Curieusement, vous êtes l’alliée du parti Ciotti, dont le nom est « Union des droites pour la République », mais vous vous refusez à vous dire de droite.
Je ne dis pas non plus que je suis de gauche.

Certes, mais vous êtes attachée à la nation et vous avez une conception plutôt traditionnelle du régalien. Tout cela est aujourd’hui plutôt de droite, non ?
Vous avez vu la droite défendre la nation, ces dernières années ? J’ai plutôt le sentiment qu’elle a soumis la France à l’Union européenne et qu’elle a voté pour Madame von der Leyen !
La droite est soucieuse de continuité historique. Elle veut que « la France reste la France ». La France est-elle menacée ?
Si je ne pensais pas que la France est menacée, j’irais planter des fraises. Elle l’est d’autant plus que beaucoup de gens le savent et nous font perdre du temps en disant la même chose que nous pour nous empêcher de le faire. C’est pour cela que j’en veux bien plus à la droite qu’à la gauche. La droite sait ce qui se passe et, arrivée aux responsabilités, ne fait pas ce qu’il faut faire. Beaucoup de gens à droite espèrent des gens comme nous, mais qui soient plutôt comme eux. Peut-être ne sommes-nous pas assez bourgeois.
En attendant, à gauche, on brandit plus facilement le drapeau palestinien que le drapeau français.
Pour ma part, je me sens plutôt gaullienne. Le général de Gaulle appréciait la gauche pour son côté social, mais la trouvait complètement utopique avec sa propension à aspirer à n’importe quelle nouveauté, dès lors qu’elle était définie comme un progrès. Et il appréciait la droite pour son réalisme, tout en la trouvant enferrée dans l’immobilisme, la défense des intérêts particuliers et une forme de conservatisme excluant toute forme d’évolution ou d’amélioration.
En vous écoutant, on a l’impression que, contrairement à Jordan Bardella, vous considérez « libéralisme » et « conservatisme » comme des gros mots. Êtes-vous conservatrice ?

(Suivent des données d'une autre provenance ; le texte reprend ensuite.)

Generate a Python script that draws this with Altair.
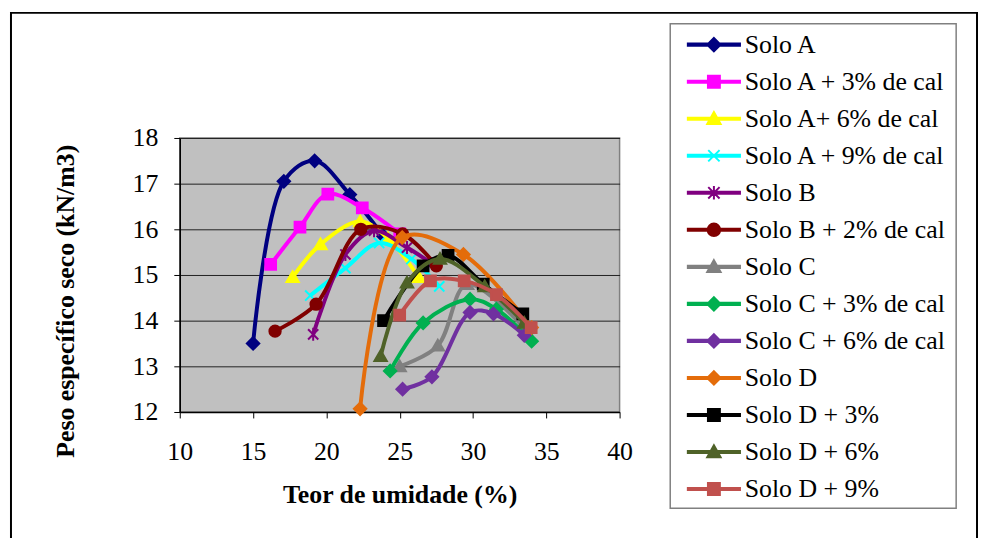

Non. Le conservatisme est une posture de peur et de nostalgie, qui consiste à rester assis sur le ballon. Une fuite en arrière, dans le sens inverse du macronisme, qui est une fuite en avant. Ma vision du pays n’est pas celle-là. On peut défendre l’histoire, la culture et les grands idéaux qui sont les nôtres, sans opposer, comme la droite et la gauche aiment à le faire, les principes de la République et notre héritage plus ancestral. Je considère au contraire que les deux se nourrissent l’un de l’autre. Et puis surtout, je suis pour monter, aller vers le haut. Notre pays a encore énormément à offrir. À commencer par sa souveraineté, c’est-à-dire sa liberté de choisir son destin.
Encore faut-il conserver cette souveraineté. Sans quoi dans trente ans, la France ressemblera à la Belgique islamisée.
Je lutte, me semble-t-il, avec plus d’efficacité que les conservateurs, contre l’immigration massive qui change notre mode de vie, nos codes et nos mœurs.
En quoi ?
Ma famille politique alerte depuis des décennies sur ces sujets et propose depuis maintenant des années des textes législatifs pour répondre à ces enjeux, que ce soit notre référendum sur l’immigration ou ma proposition de loi de lutte contre les idéologies islamistes.
Êtes-vous libérale ?
Sur le plan sociétal assurément, mais modérément. Sur le plan économique, notre mouvement a été libéral quand le socialo-communisme constituait un danger majeur pour le monde. Mais après la chute du mur de Berlin, le libéralisme est devenu, du fait de la disparition des frontières, ce qu’on a appelé l’« ultra-libéralisme », c’est-à-dire une forme de globalisme qui représente aujourd’hui un péril au moins aussi grave que le socialo-communisme en son temps. À cet égard, Jean-Marie Le Pen a été visionnaire. Lui qui avait été thatchérien dans les années 1980 a lancé le slogan « Mondialisation, piège à cons » dès 1998.
Vous trouvez que nous sommes un pays ultra-libéral ?
Non. La France, c’est le pire du libéralisme et le pire du socialisme, « en même temps ». Ce qui est tout de même assez extraordinaire.
Pourquoi dites-vous « gaullienne » et pas « gaulliste » ?
À cause de l’Algérie. Je reproche à de Gaulle d’avoir menti aux pieds-noirs et d’avoir abandonné les harkis. Il a laissé tomber des gens qui avaient choisi la France. C’est incompréhensible. Reste qu’il avait raison au sujet de la gauche et la droite. Comme lui, je pense qu’il y a des patriotes aussi bien à droite qu’à gauche mais qu’en réalité, la droite et la gauche, c’est totalement dépassé.
C’est aussi ce que pense Macron.
Sa position est calquée sur la nôtre. Et je rappelle que je suis élue dans une circonscription qui était socialo-communiste pendant quatre-vingts ans.